Relations between China and Japan are seeing troubled times. While this is not entirely due to the Senkaku/Diaoyu Island Dispute, it appears that the disputes have led to incidents that would otherwise probably have been ignored by the media being picked up and becoming a sensation among Japanese netizens, in particular the vocal, right-wing netouyo.
The article below is another example of a relatively small-scale racist incident triggering a flurry of comments on Yahoo! Japan. While Japanese netizens are naturally unhappy about the sign, some Chinese netizens also took to Facebook to express their distaste with the sign, seeing it as a consequence of nationalist policies on the part of the Communist Party of China.
From Yahoo! News:
A Diner in Beijing has Sign Reading “No Dogs, Japanese, Filipinos or Vietnamese”, Reports Chinese-American Press
A diner in Beijing put up a notice saying “No Entry for Japanese, Filipinos, Vietnamese, or dogs” in front of their shop. A photograph of the sign was posted on SNS (Social Network Service) Facebook where it was shared by many users. At the same time, it also attracted a flood of critical comments, reported the American Chinese language news service DW News on February 25.
It was posted under the title “Racism full of nationalistic furor”. According to the contributor, the photo was taken on February 21. The diner in question was a famous tourist spot which attracted a lot of foreign tourists close to the Prince Gong Mansion in Houhai. Mr. Wang, the manager, said that “This restaurant has been open for two years. The reason we put up the sign was because of patriotic feelings. Many of our customers approve”.
However, many of the comments added on Facebook criticised this attitude, saying “It’s the CCP’s fault. They conceal information on the outside world and distort history so many Chinese people insist on ignorant things”, and the original poster of the photo themselves claimed that “The CCP is fostering nationalism to distract citizens from societal problems of corruption, injustice or pollution”.
Comments from Yahoo! Japan:
Fiiiiiiiiiiiiiine. We won’t come to your restaurant then (笑)
I wouldn’t have gone in even if they hadn’t say that. I wouldn’t even go to China in the first place～ w
I wouldn’t have gone even if they had not put out that sign.
I’d only want to go to China if I were someone miserable and broken w
I don’t wanna go to China so I don’t care.
No one wants to go to poison smog-ridden Beijing anymore!
A diner in Beijing has a sign saying “no dogs, Japanese, Filipinos, Vietnamese”. When I think that that is what people think there, I don’t want to travel anymore.
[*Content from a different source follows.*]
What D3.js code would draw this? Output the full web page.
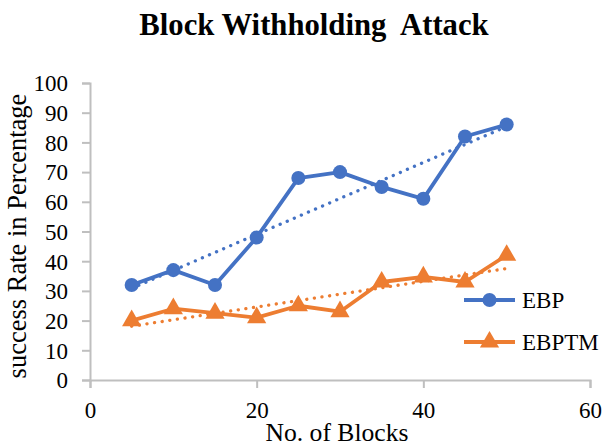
<!DOCTYPE html>
<html><head><meta charset="utf-8">
<script src="https://cdn.jsdelivr.net/npm/d3@7"></script>
<style>body{margin:0;background:#fff}svg{display:block}</style>
</head><body>
<script>
const blocks = [5,10,15,20,25,30,35,40,45,50];
const ebp = [32,37,32,48,68,70,65,61,82,86];
const ebptm = [20,24,22.5,21,25,23,33,34.7,33,42];
const xTicks = [0,20,40,60];
const yTicks = [0,10,20,30,40,50,60,70,80,90,100];
const seriesNames = ["EBP","EBPTM"];
const colors = ["#4472c4","#ed7d31"];

const W=604,H=447;
const svg=d3.select("body").append("svg").attr("width",W).attr("height",H);
const font="'Liberation Serif','Times New Roman',serif";
const x=d3.scaleLinear().domain([0,60]).range([90,590]);
const y=d3.scaleLinear().domain([0,100]).range([380,83]);

// axes
const ax=svg.append("g").attr("transform","translate(0,380)").call(d3.axisBottom(x).tickValues(xTicks).tickSize(8).tickPadding(14));
const ay=svg.append("g").attr("transform","translate(90,0)").call(d3.axisLeft(y).tickValues(yTicks).tickSize(8).tickPadding(14));
[ax,ay].forEach(g=>{
  g.attr("font-family",font);
  g.select(".domain").attr("stroke","#bfbfbf").attr("stroke-width",2);
  g.selectAll(".tick line").attr("stroke","#bfbfbf").attr("stroke-width",2);
  g.selectAll("text").attr("font-family",font).attr("font-size",23).attr("fill","#000");
});
ay.selectAll("text").attr("dy","0.34em");

function trend(xs,ys){
  const n=xs.length,mx=d3.mean(xs),my=d3.mean(ys);
  const b=d3.sum(xs.map((v,i)=>(v-mx)*(ys[i]-my)))/d3.sum(xs.map(v=>(v-mx)*(v-mx)));
  const a=my-b*mx;
  return [[xs[0],a+b*xs[0]],[xs[n-1],a+b*xs[n-1]]];
}
const line=d3.line().x(d=>x(d[0])).y(d=>y(d[1]));
const data=[ebp,ebptm];
data.forEach((vals,si)=>{
  svg.append("path").attr("d",line(trend(blocks,vals))).attr("fill","none")
    .attr("stroke",colors[si]).attr("stroke-width",3.3).attr("stroke-dasharray","0.1 7.6").attr("stroke-linecap","round");
});
data.forEach((vals,si)=>{
  const pts=blocks.map((b,i)=>[b,vals[i]]);
  svg.append("path").attr("d",line(pts)).attr("fill","none").attr("stroke",colors[si]).attr("stroke-width",3.8).attr("stroke-linejoin","round");
  const sym=d3.symbol().type(si===0?d3.symbolCircle:d3.symbolTriangle).size(si===0?155:160);
  svg.selectAll(null).data(pts).enter().append("path").attr("d",sym)
    .attr("transform",d=>`translate(${x(d[0])},${y(d[1])})`).attr("fill",colors[si]);
});

// legend
seriesNames.forEach((nm,i)=>{
  const ly=300+i*42;
  const g=svg.append("g");
  g.append("line").attr("x1",464).attr("x2",515).attr("y1",ly).attr("y2",ly).attr("stroke",colors[i]).attr("stroke-width",3.8);
  g.append("path").attr("d",d3.symbol().type(i===0?d3.symbolCircle:d3.symbolTriangle).size(i===0?155:160)).attr("transform",`translate(489.5,${ly})`).attr("fill",colors[i]);
  g.append("text").attr("x",522).attr("y",ly+8).attr("font-family",font).attr("font-size",23).text(nm);
});

svg.append("text").attr("x",314).attr("y",35).attr("text-anchor","middle").attr("font-family",font)
  .attr("font-weight","bold").attr("font-size",30.7).style("white-space","pre").text("Block Withholding  Attack");
svg.append("text").attr("x",337).attr("y",441).attr("text-anchor","middle").attr("font-family",font).attr("font-size",25.6).text("No. of Blocks");
svg.append("text").attr("transform","translate(26,236) rotate(-90)").attr("text-anchor","middle").attr("font-family",font).attr("font-size",26.5).text("success Rate in Percentage");
</script>
</body></html>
Now way ima go there! Cos you couldn’t trust what they’d serve you
There are shops warning Chinese people [to not come in] are all over the world.
Get away, get away!This is an escape from China…!
I don’t wanna eat Chinese food
I would not go into a diner or anything like that in Beijing even if they asked, you wouldn’t know what they’d serve you.
I wouldn’t bother going to such a dirty ad un-cool diner even if they hadn’t gone to the trouble of putting the sign up.
Cause no one’s gonna go into a restaurant that doesn’t appeal to them (笑)
This is the true story from a Chinese cook: In restaurants that Japanese tour groups visit, there are cooks who find it hilarious to spit or add dandruff to the food. That guy hated that kind of workplace so he resigned.
I don’t get the dudes who wanna travel in such a country.
It is just as a fully-grown adult picking on a child. That is a good metaphor for the country called China.
Dogs are a precious source of food. Doggie, don’t go in or you’ll get cut up into pieces!
That’s good, Chinese people themselves are getting angry and declaring this anger across the world. You’re really hopeless idiots.
Do they serve food with PM2.5 in it? Chinese food is not safe!